La Haute Montagne, les alpinistes…
Domaine des aigles, des gypaètes la haute montagne tadjiks défend bien son territoire. Au-delà de 3500 mètres nous pénétrons dans le domaine du minéral : glaciers suspendus, pierriers, falaises impossibles. Plus haut, encore, vers 4800 mètres, les pentes s’adoucissent et les glaciers prennent une pente plus alpine, moins acrobatique pour rejoindre les cimes. L’air y est pur et la nuit s’éclaire comme les plus beaux ciels de déserts. C’est cela… Nous sommes, à la fois en haute montagne et dans les déserts avec le même sentiment de solitude et de plénitude, loin de l’agitation de nos montagnes alpines ou des camps de base himalayens.

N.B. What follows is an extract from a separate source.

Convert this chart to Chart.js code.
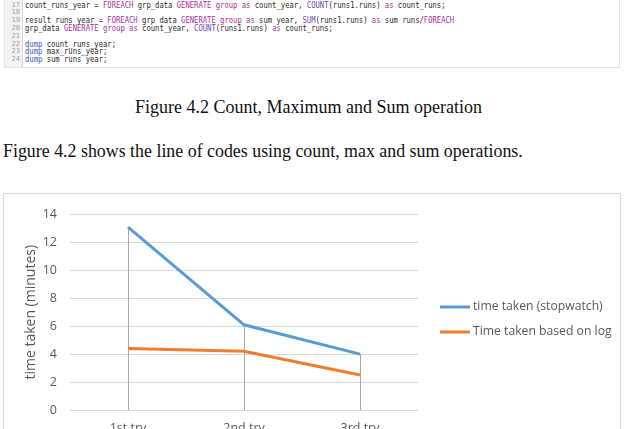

Bon, soyons honnêtes…. Nous avons rencontré en haute montagne, plus de monde que dans les vallées secrètes rayonnant autour d’Archmaidan. En effet, pour une raison que j’ignore, une centaine d’alpinistes lituaniens avaient fait le projet de rejoindre le Pic Energie, qui fait face au Chimtarga, pendant ce mois d’août. Si certains semblaient bien équipés, d’autres utilisaient encore des cordes statiques de l’époque soviétique et la plupart semblaient manquer singulièrement d’expérience en montagne. Cela nous a valu de monter, en urgence, une caravane de secours (voir le carnet de route : « sauvetage au Pic Alaudin ») puis de survivre à une sérieuse chute de pierre déclanchée par nos amis aux pieds de scaphandriers.